Question :
I have an operation that is going rather slowly, probably because my CROSS JOIN
first creates a ton of rows for SQL Server to work on, which are later GROUP
ed and PIVOT
ed into far fewer rows and a bunch of columns. The aim is to get the “times each record was downloaded” per “unique organization name”, where the unique organization names are the unique OrganizationName
entries in the AdamUser
table and the times downloaded is the number of associated entries in the MaintenanceJobHistory
table. Lastly, Record
is joined onto each row to output more info about that record. Here’s the query:
SELECT *
FROM (
SELECT
rec.[Id] AS RecordId,
CONCAT('Downloads_', usr.[OrganizationName]) AS OrganizationName,
COUNT(hist.[Id]) AS TimesDownloaded -- To be aggregated by PIVOT
FROM (
SELECT
innerRec.[Id]
FROM
[dbo].[Record] innerRec
INNER JOIN
[dbo].[RecordClassificationLink] innerLnk ON innerLnk.[RecordId] = innerRec.[Id]
-- WHERE (classification ID is foo or bar), for optional classification filtering
GROUP BY
innerRec.[Id]
-- HAVING COUNT(innerLnk.ClassificationId) = (number of specified classifications), for optional classification filtering
) rec
CROSS JOIN [dbo].[AdamUser] usr
LEFT JOIN (
SELECT * FROM [dbo].[MaintenanceJobHistory] WHERE [CreatedOn] > '2016-01-01 12:00:00' AND [CreatedOn] < '2016-12-01 12:00:00'
) hist ON hist.[AccessingUser] = usr.[Name] AND hist.[RecordId] = rec.[Id]
GROUP BY
rec.[Id], usr.[OrganizationName]
) srcTable
PIVOT -- Pivot around columns outside aggregation fn, eg. heading column [OrganizationName] & all other columns: [RecordId]
(
MIN(srcTable.[TimesDownloaded]) FOR [OrganizationName] IN (...~200 columns...)
) pivotTable
INNER JOIN [dbo].[Record] outerRec ON outerRec.[Id] = pivotTable.[RecordId]

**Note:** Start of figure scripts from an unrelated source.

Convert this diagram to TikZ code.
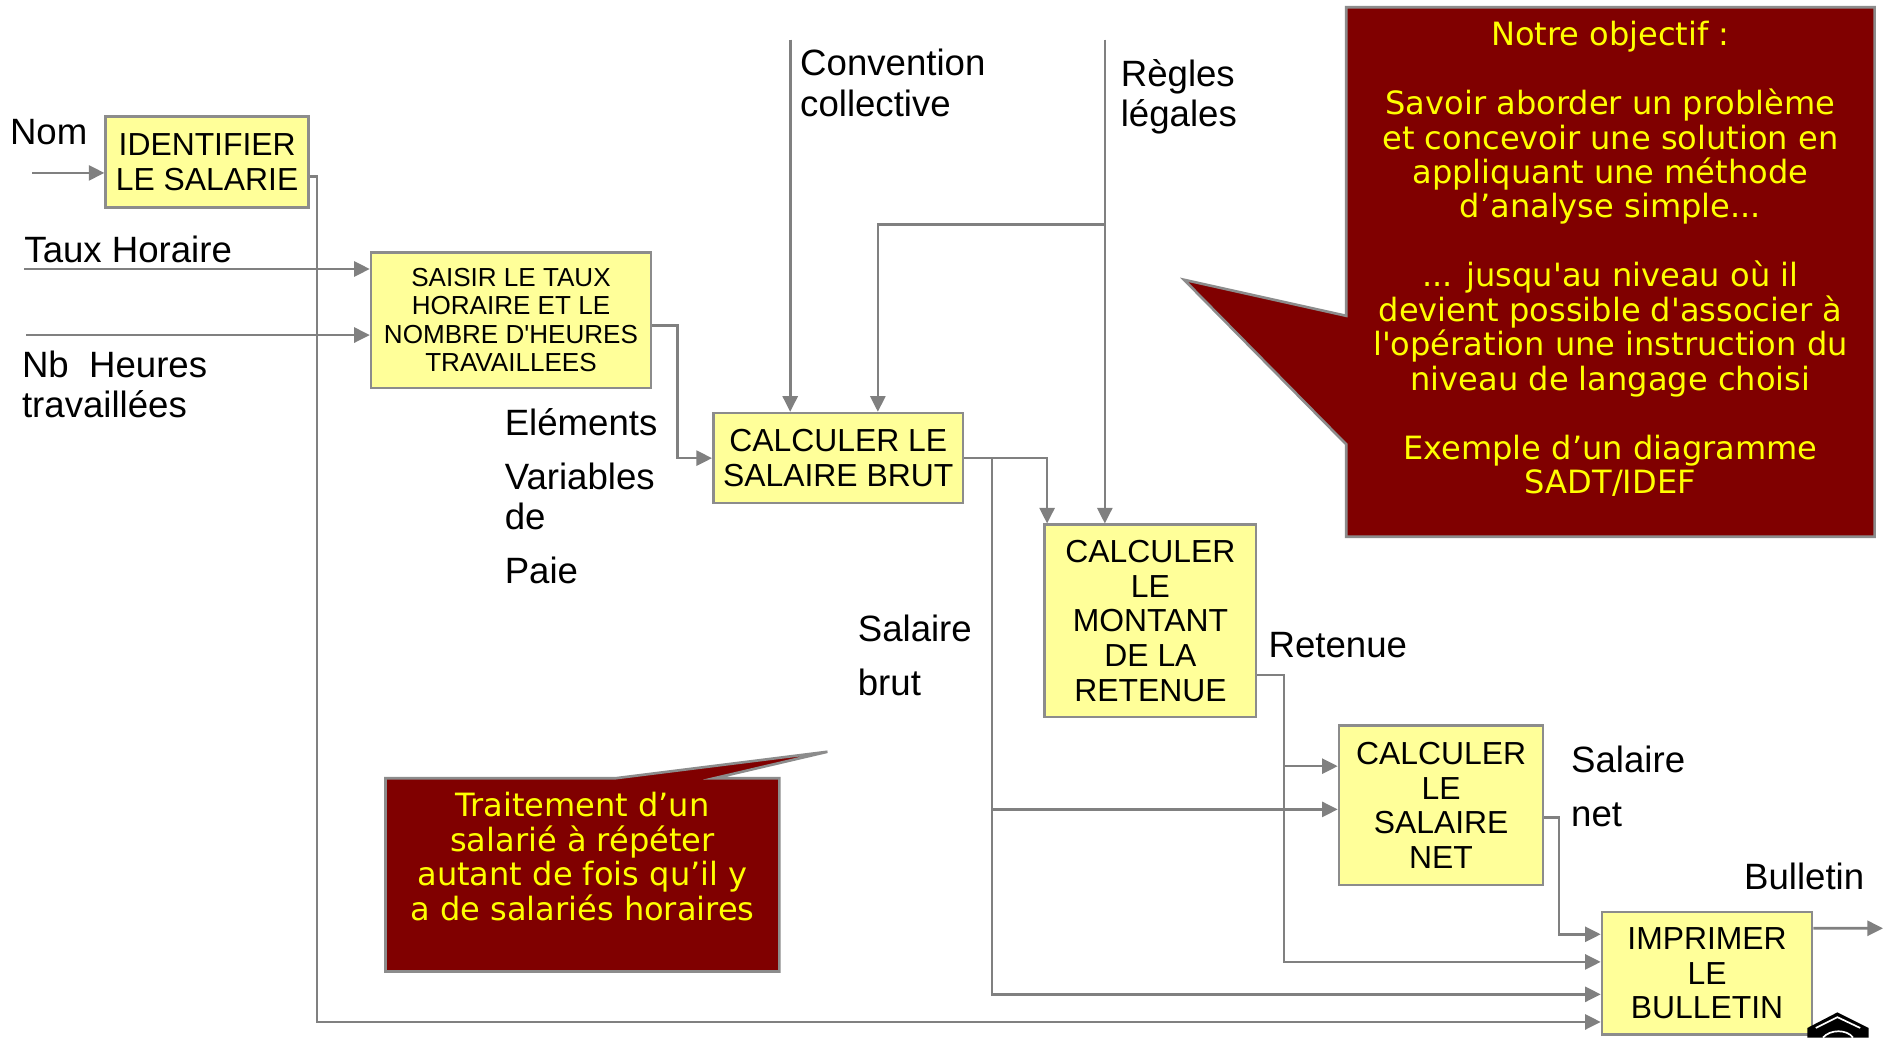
\documentclass[tikz,border=0pt]{standalone}
\usepackage{fontspec}
\setmainfont{Liberation Sans}
\newfontfamily\notefont{DejaVu Sans}
\usetikzlibrary{positioning,arrows.meta,calc}
\definecolor{procfill}{HTML}{FFFF99}
\definecolor{procline}{HTML}{8C8C8C}
\definecolor{wiregray}{HTML}{808080}
\definecolor{notefill}{HTML}{800000}
\definecolor{noteline}{HTML}{8C8C8C}
\definecolor{notetext}{HTML}{FFFF00}

\begin{document}
\begin{tikzpicture}[
  x=0.02cm, y=-0.02cm,
  every node/.style={inner sep=0pt},
  procbox/.style={
    draw=procline, fill=procfill, line width=1.25pt, align=center,
    font=\fontsize{15.1}{16.4}\selectfont,
  },
  lbl/.style={anchor=west, align=left, font=\fontsize{17.35}{19.06}\selectfont},
  flow/.style={-{Triangle[length=0.26cm,width=0.25cm]}, draw=wiregray, line width=1.25pt},
  notebox/.style={draw=noteline, fill=notefill, line width=1.25pt},
  notetxt/.style={
    anchor=north, align=center, text=notetext,
    font=\notefont\fontsize{15.2}{16.33}\selectfont,
  },
]
  \fill[white] (0,0) rectangle (1568,864);
  \useasboundingbox (0,0) rectangle (1568,864);

  % activities
  \node[procbox, minimum width=3.38cm, minimum height=1.52cm] (ident)    at (172.5,135)   {IDENTIFIER\\LE SALARIE};
  \node[procbox, minimum width=4.66cm, minimum height=2.26cm,
        font=\fontsize{12.35}{13.49}\selectfont] (saisir) at (425.5,266.5)
        {SAISIR LE TAUX\\HORAIRE ET LE\\NOMBRE D\textquotesingle HEURES\\TRAVAILLEES};
  \node[procbox, minimum width=4.16cm, minimum height=1.5cm]  (calcbrut) at (698,381.5)   {CALCULER LE\\SALAIRE BRUT};
  \node[procbox, minimum width=3.52cm, minimum height=3.2cm]  (retenue)  at (958,517)     {CALCULER\\LE\\MONTANT\\DE LA\\RETENUE};
  \node[procbox, minimum width=3.4cm,  minimum height=2.66cm] (salnet)   at (1200,670.5)  {CALCULER\\LE\\SALAIRE\\NET};
  \node[procbox, minimum width=3.5cm,  minimum height=2.04cm] (print)    at (1421.5,810.5) {IMPRIMER\\LE\\BULLETIN};

  % flow labels
  \node[lbl] (lnom)   at (8,110)     {Nom};
  \node[lbl] (ltaux)  at (20,208)    {Taux Horaire};
  \node[lbl] (lnbh)   at (18,320)    {Nb\ \ Heures\\travaillées};
  \node[lbl] (lconv)  at (666,69)    {Convention\\collective};
  \node[lbl] (lregl)  at (933,80.5)  {Règles\\légales};
  \node[lbl] (lelem)  at (420,413.5) {Eléments\\[6.5pt]Variables\\de\\[6.5pt]Paie};
  \node[lbl] (lbrut)  at (714,545.5) {Salaire\\[6.5pt]brut};
  \node[lbl] (lret)   at (1056,537)  {Retenue};
  \node[lbl] (lnet)   at (1308,654.5) {Salaire\\[6.5pt]net};
  \node[lbl] (lbull)  at (1452,730)  {Bulletin};

  % inputs and controls
  \coordinate (nom)  at (27,144);
  \coordinate (taux) at (20,224);
  \coordinate (nbh)  at (22,279);
  \coordinate (conv) at (658,33);
  \coordinate (regl) at (920,33);
  \coordinate (reglsplit) at (920,187);
  \coordinate (bullout) at (1568,773);

  \draw[flow] (nom)  -- (nom -| ident.west);
  \draw[flow] (taux) -- (taux -| saisir.west);
  \draw[flow] (nbh)  -- (nbh -| saisir.west);
  \draw[flow] (conv) -- (conv |- calcbrut.north);
  \draw[flow] (regl) -- (regl |- retenue.north);
  \draw[flow] (reglsplit) -| ([xshift=0.66cm]calcbrut.north);

  % outputs
  \draw[flow] ([yshift=-0.24cm]ident.east) -- ++(6,0) |- ([yshift=-0.81cm]print.west);
  \draw[flow] ([yshift=-0.09cm]saisir.east) -- ++(21,0) |- (calcbrut.west);

  \coordinate (brutsplit) at ([xshift=0.46cm]calcbrut.east);
  \coordinate (netin2) at ([yshift=-0.07cm]salnet.west);
  \draw[flow] (calcbrut.east) -| ([xshift=0.06cm]retenue.north west);
  \draw[flow] (brutsplit) |- ([yshift=-0.35cm]print.west);
  \draw[flow] (brutsplit |- netin2) -- (netin2);

  \coordinate (retsplit) at ([xshift=0.44cm,yshift=-0.9cm]retenue.east);
  \coordinate (netin1) at ([yshift=0.65cm]salnet.west);
  \draw[flow] ([yshift=-0.9cm]retenue.east) -- (retsplit) |- ([yshift=0.19cm]print.west);
  \draw[flow] (retsplit |- netin1) -- (netin1);

  \draw[flow] ([yshift=-0.21cm]salnet.east) -- ++(12,0) |- ([yshift=0.65cm]print.west);
  \draw[flow] ([yshift=0.75cm]print.east) -- (bullout);

  % callouts
  \draw[notebox] (1121,6) -- (1561,6) -- (1561,447) -- (1121,447) -- (1121,370)
    -- (986,233) -- (1121,263) -- cycle;
  \node[notetxt] (objectif) at (1341,17.4) {Notre objectif :\\[16.33pt]
    Savoir aborder un problème\\
    et concevoir une solution en\\
    appliquant une méthode\\
    d’analyse simple...\\[16.33pt]
    ... jusqu\textquotesingle au niveau où il\\
    devient possible d\textquotesingle associer à\\
    l\textquotesingle opération une instruction du\\
    niveau de langage choisi\\[16.33pt]
    Exemple d’un diagramme\\
    SADT/IDEF};

  \draw[notebox] (321,648) -- (513,648) -- (689,626) -- (595,648) -- (649,648)
    -- (649,809) -- (321,809) -- cycle;
  \node[notetxt] (boucle) at (485,659.4) {Traitement d’un\\salarié à répéter\\
    autant de fois qu’il y\\a de salariés horaires};

  % cap logo, cut by the page edge
  \fill[black] (1505,856) -- (1530,843) -- (1556,856) -- (1556,864) -- (1505,864) -- cycle;
  \draw[white, line width=0.8pt] (1512,856) -- (1530,847) -- (1549,856);
  \draw[white, line width=0.8pt] (1518,864) .. controls (1524,857) and (1538,857) .. (1543,864);
\end{tikzpicture}
\end{document}
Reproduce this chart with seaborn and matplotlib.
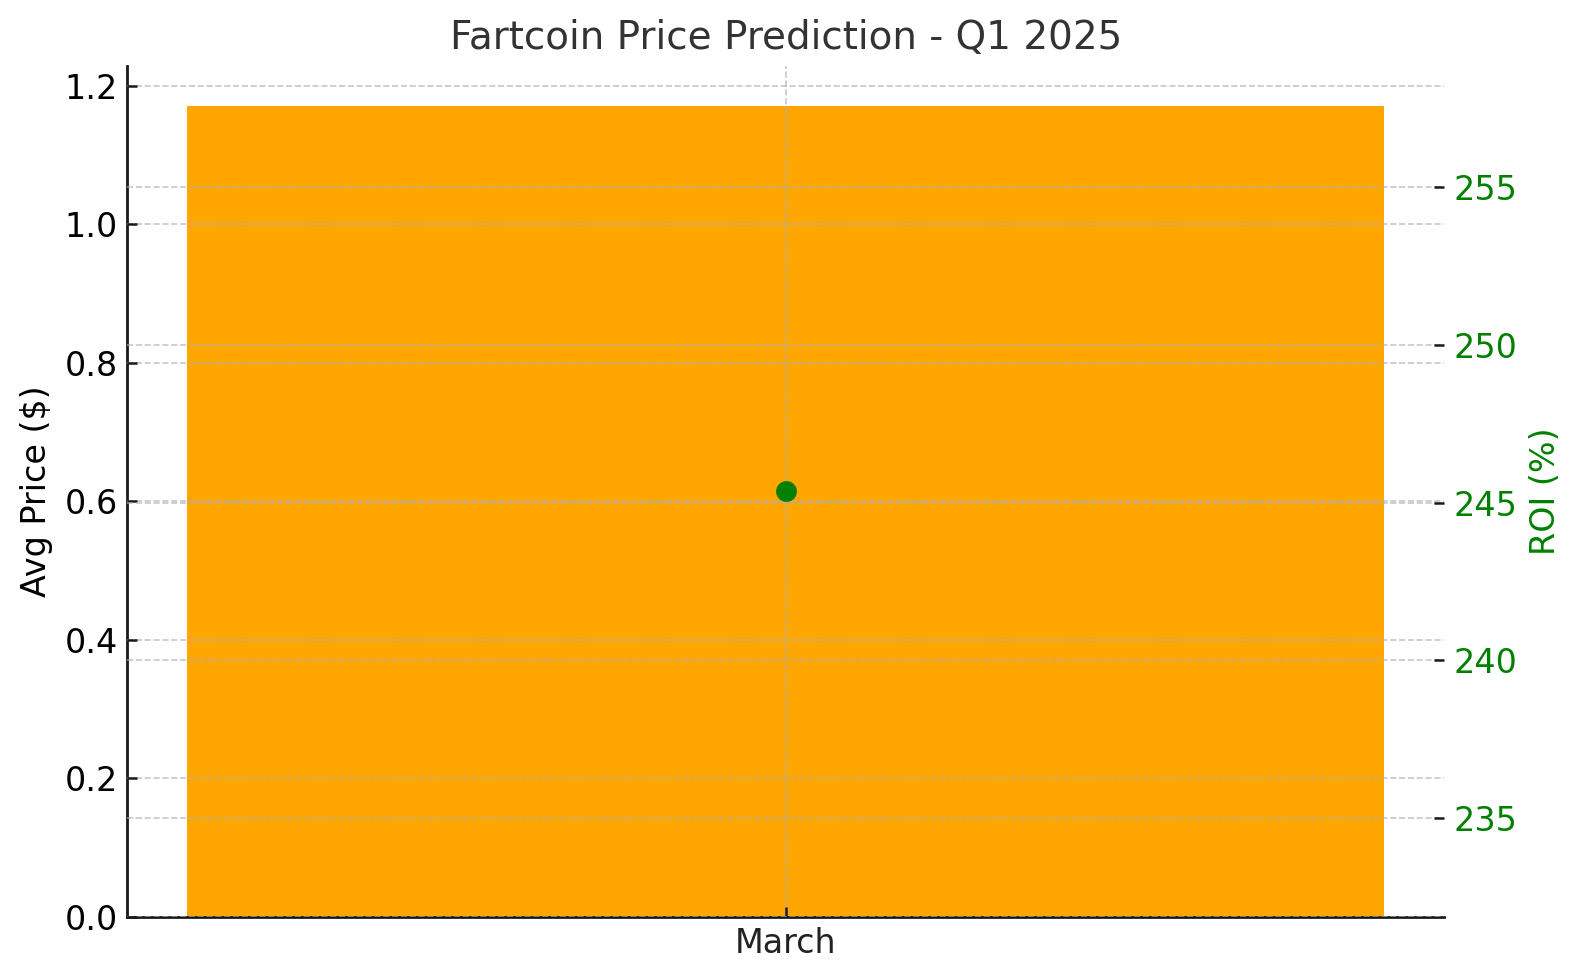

And here’s the execution plan:
https://www.brentozar.com/pastetheplan/?id=ry8tXM3mg
It does give me the correct output, but I noticed that the Sort operation before the Stream Aggregate is taking a long time, and spills into tempdb
. This may be why the query takes ~5 minutes with the ~200 columns I have for the normal dataset, whereas my test dataset with 6 columns in the PIVOT
only takes maybe half a minute. In terms of how many rows it’s dealing with, the two tables being CROSS JOIN
ed (Record
and AdamUser
) have 38397 and 1017 rows respectively.
Is there a way I can speed this up, or is it necessary to take this long for the number of rows and columns I have?
Answer :
I didn’t find any way to speed up the PIVOT
operation – it’s just a big operation that takes time with a lot of data. The one thing I did that seemed to speed things up a small amount (perhaps the addition concatenation operator implemented more efficiently in SQL Server) was to change CONCAT('Downloads_', usr.[OrganizationName])
to 'Downloads_' + usr.[OrganizationName]
. The rest seems to be pretty much optimal.